Return the listing below exactly, with the pictures dropped.
-- START OF Data section --
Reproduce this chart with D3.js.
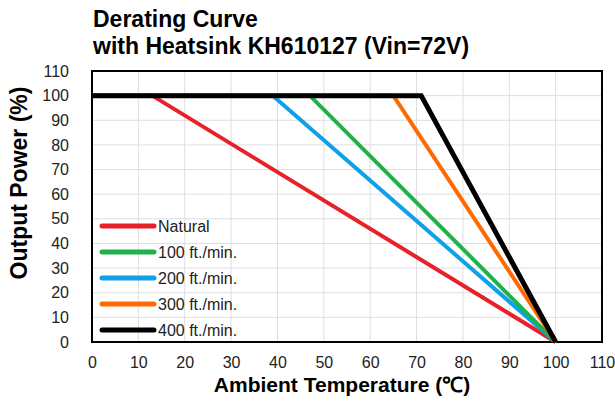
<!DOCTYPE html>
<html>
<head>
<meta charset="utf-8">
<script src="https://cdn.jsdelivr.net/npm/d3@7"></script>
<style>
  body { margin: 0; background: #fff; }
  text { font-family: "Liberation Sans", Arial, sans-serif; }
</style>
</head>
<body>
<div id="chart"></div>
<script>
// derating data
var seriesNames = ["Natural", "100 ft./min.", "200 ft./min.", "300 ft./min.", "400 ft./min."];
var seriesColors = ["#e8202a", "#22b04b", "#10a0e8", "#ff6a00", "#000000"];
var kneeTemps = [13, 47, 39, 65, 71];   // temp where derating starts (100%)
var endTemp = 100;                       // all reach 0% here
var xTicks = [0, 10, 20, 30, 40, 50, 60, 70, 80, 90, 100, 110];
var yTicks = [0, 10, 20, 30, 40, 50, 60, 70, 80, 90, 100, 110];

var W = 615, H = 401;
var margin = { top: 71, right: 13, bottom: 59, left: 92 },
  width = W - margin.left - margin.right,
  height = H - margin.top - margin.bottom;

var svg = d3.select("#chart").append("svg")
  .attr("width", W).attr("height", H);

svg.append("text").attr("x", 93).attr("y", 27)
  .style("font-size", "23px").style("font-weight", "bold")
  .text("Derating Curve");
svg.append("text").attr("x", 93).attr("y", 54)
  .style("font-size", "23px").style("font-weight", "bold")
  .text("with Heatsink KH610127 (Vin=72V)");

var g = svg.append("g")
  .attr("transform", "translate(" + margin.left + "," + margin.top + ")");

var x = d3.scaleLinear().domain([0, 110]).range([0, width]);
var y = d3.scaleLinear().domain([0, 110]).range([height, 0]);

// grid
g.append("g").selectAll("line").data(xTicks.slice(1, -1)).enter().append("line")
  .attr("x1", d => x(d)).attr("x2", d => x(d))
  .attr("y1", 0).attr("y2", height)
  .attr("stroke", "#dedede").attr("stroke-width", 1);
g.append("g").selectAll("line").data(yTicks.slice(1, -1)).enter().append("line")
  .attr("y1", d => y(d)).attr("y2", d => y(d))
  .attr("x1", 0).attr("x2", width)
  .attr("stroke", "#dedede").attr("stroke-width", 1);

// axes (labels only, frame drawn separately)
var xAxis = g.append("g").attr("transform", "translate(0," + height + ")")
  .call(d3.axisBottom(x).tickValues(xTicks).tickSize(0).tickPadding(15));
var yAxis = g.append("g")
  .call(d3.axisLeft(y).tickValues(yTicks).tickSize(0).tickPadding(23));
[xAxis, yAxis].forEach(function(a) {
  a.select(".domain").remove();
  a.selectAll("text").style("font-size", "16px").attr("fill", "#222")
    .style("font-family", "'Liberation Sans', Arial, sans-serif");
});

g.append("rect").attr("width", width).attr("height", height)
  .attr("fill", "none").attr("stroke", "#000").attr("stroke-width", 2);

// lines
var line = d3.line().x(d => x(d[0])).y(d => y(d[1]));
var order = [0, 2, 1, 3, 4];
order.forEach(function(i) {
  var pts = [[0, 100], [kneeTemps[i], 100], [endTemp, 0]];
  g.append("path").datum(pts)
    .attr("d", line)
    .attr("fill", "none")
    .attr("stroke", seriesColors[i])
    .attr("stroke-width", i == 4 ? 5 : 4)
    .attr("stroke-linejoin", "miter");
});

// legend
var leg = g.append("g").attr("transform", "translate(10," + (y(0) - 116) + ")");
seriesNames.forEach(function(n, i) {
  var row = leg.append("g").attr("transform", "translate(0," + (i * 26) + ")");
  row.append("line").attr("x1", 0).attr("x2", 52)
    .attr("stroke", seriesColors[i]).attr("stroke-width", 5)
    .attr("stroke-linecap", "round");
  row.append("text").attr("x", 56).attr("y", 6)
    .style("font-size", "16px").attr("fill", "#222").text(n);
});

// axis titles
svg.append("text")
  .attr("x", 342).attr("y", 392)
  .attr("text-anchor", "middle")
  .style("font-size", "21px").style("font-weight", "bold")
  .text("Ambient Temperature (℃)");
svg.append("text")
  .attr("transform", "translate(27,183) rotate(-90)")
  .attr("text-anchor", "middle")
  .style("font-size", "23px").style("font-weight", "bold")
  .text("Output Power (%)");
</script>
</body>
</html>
-- END OF Data section --
• Complete output:
Reproduce this chart with D3.js.
<!DOCTYPE html>
<html>
<head>
<meta charset="utf-8">
<script src="https://cdn.jsdelivr.net/npm/d3@7"></script>
<style>
  body { margin: 0; background: #fff; }
  text { font-family: "Liberation Sans", Arial, sans-serif; }
</style>
</head>
<body>
<div id="chart"></div>
<script>
// derating data
var seriesNames = ["Natural", "100 ft./min.", "200 ft./min.", "300 ft./min.", "400 ft./min."];
var seriesColors = ["#e8202a", "#22b04b", "#10a0e8", "#ff6a00", "#000000"];
var kneeTemps = [13, 47, 39, 65, 71];   // temp where derating starts (100%)
var endTemp = 100;                       // all reach 0% here
var xTicks = [0, 10, 20, 30, 40, 50, 60, 70, 80, 90, 100, 110];
var yTicks = [0, 10, 20, 30, 40, 50, 60, 70, 80, 90, 100, 110];

var W = 615, H = 401;
var margin = { top: 71, right: 13, bottom: 59, left: 92 },
  width = W - margin.left - margin.right,
  height = H - margin.top - margin.bottom;

var svg = d3.select("#chart").append("svg")
  .attr("width", W).attr("height", H);

svg.append("text").attr("x", 93).attr("y", 27)
  .style("font-size", "23px").style("font-weight", "bold")
  .text("Derating Curve");
svg.append("text").attr("x", 93).attr("y", 54)
  .style("font-size", "23px").style("font-weight", "bold")
  .text("with Heatsink KH610127 (Vin=72V)");

var g = svg.append("g")
  .attr("transform", "translate(" + margin.left + "," + margin.top + ")");

var x = d3.scaleLinear().domain([0, 110]).range([0, width]);
var y = d3.scaleLinear().domain([0, 110]).range([height, 0]);

// grid
g.append("g").selectAll("line").data(xTicks.slice(1, -1)).enter().append("line")
  .attr("x1", d => x(d)).attr("x2", d => x(d))
  .attr("y1", 0).attr("y2", height)
  .attr("stroke", "#dedede").attr("stroke-width", 1);
g.append("g").selectAll("line").data(yTicks.slice(1, -1)).enter().append("line")
  .attr("y1", d => y(d)).attr("y2", d => y(d))
  .attr("x1", 0).attr("x2", width)
  .attr("stroke", "#dedede").attr("stroke-width", 1);

// axes (labels only, frame drawn separately)
var xAxis = g.append("g").attr("transform", "translate(0," + height + ")")
  .call(d3.axisBottom(x).tickValues(xTicks).tickSize(0).tickPadding(15));
var yAxis = g.append("g")
  .call(d3.axisLeft(y).tickValues(yTicks).tickSize(0).tickPadding(23));
[xAxis, yAxis].forEach(function(a) {
  a.select(".domain").remove();
  a.selectAll("text").style("font-size", "16px").attr("fill", "#222")
    .style("font-family", "'Liberation Sans', Arial, sans-serif");
});

g.append("rect").attr("width", width).attr("height", height)
  .attr("fill", "none").attr("stroke", "#000").attr("stroke-width", 2);

// lines
var line = d3.line().x(d => x(d[0])).y(d => y(d[1]));
var order = [0, 2, 1, 3, 4];
order.forEach(function(i) {
  var pts = [[0, 100], [kneeTemps[i], 100], [endTemp, 0]];
  g.append("path").datum(pts)
    .attr("d", line)
    .attr("fill", "none")
    .attr("stroke", seriesColors[i])
    .attr("stroke-width", i == 4 ? 5 : 4)
    .attr("stroke-linejoin", "miter");
});

// legend
var leg = g.append("g").attr("transform", "translate(10," + (y(0) - 116) + ")");
seriesNames.forEach(function(n, i) {
  var row = leg.append("g").attr("transform", "translate(0," + (i * 26) + ")");
  row.append("line").attr("x1", 0).attr("x2", 52)
    .attr("stroke", seriesColors[i]).attr("stroke-width", 5)
    .attr("stroke-linecap", "round");
  row.append("text").attr("x", 56).attr("y", 6)
    .style("font-size", "16px").attr("fill", "#222").text(n);
});

// axis titles
svg.append("text")
  .attr("x", 342).attr("y", 392)
  .attr("text-anchor", "middle")
  .style("font-size", "21px").style("font-weight", "bold")
  .text("Ambient Temperature (℃)");
svg.append("text")
  .attr("transform", "translate(27,183) rotate(-90)")
  .attr("text-anchor", "middle")
  .style("font-size", "23px").style("font-weight", "bold")
  .text("Output Power (%)");
</script>
</body>
</html>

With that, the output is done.